Damage detection of bridges based on spectral sub-band features and hybrid modeling of PCA and KPCA methods

  • Bisheh, Hossein Babajanian;Amiri, Gholamreza Ghodrati
    • Structural Monitoring and Maintenance
    • /
    • v.9 no.2
    • /
    • pp.179-200
    • /
    • 2022
  • This paper proposes a data-driven methodology for online early damage identification under changing environmental conditions. The proposed method relies on two data analysis methods: feature-based method and hybrid principal component analysis (PCA) and kernel PCA to separate damage from environmental influences. First, spectral sub-band features, namely, spectral sub-band centroids (SSCs) and log spectral sub-band energies (LSSEs), are proposed as damage-sensitive features to extract damage information from measured structural responses.
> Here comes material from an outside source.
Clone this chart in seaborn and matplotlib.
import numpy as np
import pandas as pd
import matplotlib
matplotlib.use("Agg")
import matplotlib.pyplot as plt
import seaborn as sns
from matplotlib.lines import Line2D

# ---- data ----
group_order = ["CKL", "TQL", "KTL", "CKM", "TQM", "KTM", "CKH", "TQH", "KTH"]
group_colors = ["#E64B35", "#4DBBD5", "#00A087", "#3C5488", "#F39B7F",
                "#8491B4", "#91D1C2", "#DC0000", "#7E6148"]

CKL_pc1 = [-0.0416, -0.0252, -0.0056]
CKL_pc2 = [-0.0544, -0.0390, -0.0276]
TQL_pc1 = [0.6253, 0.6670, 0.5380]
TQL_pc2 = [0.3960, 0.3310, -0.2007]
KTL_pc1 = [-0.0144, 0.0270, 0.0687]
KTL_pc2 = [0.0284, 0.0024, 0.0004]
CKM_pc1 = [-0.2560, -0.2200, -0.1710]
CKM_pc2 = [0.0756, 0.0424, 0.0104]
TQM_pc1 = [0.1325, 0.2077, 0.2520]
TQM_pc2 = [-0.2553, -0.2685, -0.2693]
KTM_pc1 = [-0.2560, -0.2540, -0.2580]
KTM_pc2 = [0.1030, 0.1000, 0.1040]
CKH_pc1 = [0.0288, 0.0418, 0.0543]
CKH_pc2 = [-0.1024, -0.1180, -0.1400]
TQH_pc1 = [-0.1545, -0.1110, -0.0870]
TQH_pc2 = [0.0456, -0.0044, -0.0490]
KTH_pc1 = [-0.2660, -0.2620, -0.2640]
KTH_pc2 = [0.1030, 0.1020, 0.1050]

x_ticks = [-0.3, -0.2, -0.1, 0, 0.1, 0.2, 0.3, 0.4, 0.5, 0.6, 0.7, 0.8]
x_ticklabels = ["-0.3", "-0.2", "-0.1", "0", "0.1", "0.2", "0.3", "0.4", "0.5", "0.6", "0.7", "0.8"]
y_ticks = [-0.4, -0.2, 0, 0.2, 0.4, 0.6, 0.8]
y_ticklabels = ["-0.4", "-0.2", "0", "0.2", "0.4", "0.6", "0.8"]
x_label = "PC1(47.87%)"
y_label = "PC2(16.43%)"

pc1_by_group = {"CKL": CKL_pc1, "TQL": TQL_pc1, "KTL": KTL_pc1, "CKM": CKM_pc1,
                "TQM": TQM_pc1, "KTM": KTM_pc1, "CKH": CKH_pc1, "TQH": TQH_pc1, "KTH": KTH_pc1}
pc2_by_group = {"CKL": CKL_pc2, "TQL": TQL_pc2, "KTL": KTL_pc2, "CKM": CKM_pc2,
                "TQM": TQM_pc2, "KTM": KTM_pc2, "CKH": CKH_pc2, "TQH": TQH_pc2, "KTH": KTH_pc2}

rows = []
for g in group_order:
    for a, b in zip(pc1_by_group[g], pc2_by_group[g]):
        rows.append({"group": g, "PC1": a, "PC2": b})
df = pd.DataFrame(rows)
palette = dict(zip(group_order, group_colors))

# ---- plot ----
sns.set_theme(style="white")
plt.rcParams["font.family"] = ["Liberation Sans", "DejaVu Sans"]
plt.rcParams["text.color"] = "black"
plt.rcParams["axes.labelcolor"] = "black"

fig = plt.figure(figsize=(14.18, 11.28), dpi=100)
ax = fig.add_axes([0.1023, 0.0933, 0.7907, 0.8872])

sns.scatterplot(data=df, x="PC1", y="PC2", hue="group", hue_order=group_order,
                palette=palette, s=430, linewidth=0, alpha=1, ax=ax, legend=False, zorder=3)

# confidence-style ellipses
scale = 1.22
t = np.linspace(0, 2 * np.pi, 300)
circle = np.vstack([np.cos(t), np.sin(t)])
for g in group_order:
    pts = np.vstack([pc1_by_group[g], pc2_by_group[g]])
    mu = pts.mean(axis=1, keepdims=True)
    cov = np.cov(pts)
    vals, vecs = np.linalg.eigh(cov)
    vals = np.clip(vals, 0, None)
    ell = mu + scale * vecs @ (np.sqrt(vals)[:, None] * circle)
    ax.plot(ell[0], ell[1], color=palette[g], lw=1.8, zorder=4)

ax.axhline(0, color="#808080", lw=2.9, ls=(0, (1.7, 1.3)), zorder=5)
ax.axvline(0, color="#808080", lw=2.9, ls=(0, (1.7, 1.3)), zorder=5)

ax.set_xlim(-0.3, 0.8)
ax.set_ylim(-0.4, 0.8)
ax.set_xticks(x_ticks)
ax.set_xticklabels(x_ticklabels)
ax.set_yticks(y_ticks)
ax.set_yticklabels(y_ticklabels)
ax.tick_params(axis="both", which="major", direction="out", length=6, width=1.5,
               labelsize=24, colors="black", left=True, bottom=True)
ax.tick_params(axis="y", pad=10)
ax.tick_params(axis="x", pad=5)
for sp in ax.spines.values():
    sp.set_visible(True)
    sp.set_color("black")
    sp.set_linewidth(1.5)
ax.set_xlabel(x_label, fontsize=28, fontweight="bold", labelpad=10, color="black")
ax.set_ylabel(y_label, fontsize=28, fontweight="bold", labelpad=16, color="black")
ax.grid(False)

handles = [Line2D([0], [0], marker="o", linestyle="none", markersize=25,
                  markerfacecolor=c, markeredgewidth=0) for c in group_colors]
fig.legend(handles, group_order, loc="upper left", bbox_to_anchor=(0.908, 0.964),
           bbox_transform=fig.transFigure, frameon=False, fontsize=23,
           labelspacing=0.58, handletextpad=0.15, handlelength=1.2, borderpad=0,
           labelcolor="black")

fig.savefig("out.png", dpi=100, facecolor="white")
Second, hybrid modeling by integrating PCA and kernel PCA is performed on the spectral sub-band feature matrix for data normalization to extract both linear and nonlinear features for nonlinear procedure monitoring. After feature normalization, suppressing environmental effects, the control charts (Hotelling T2 and SPE statistics) is implemented to novelty detection and distinguish damage in structures. The hybrid PCA-KPCA technique is compared to KPCA by applying support vector machine (SVM) to evaluate the effectiveness of its performance in detecting damage. The proposed method is verified through numerical and full-scale studies (a Bridge Health Monitoring (BHM) Benchmark Problem and a cable-stayed bridge in China). The results demonstrate that the proposed method can detect the structural damage accurately and reduce false alarms by suppressing the effects and interference of environmental variations.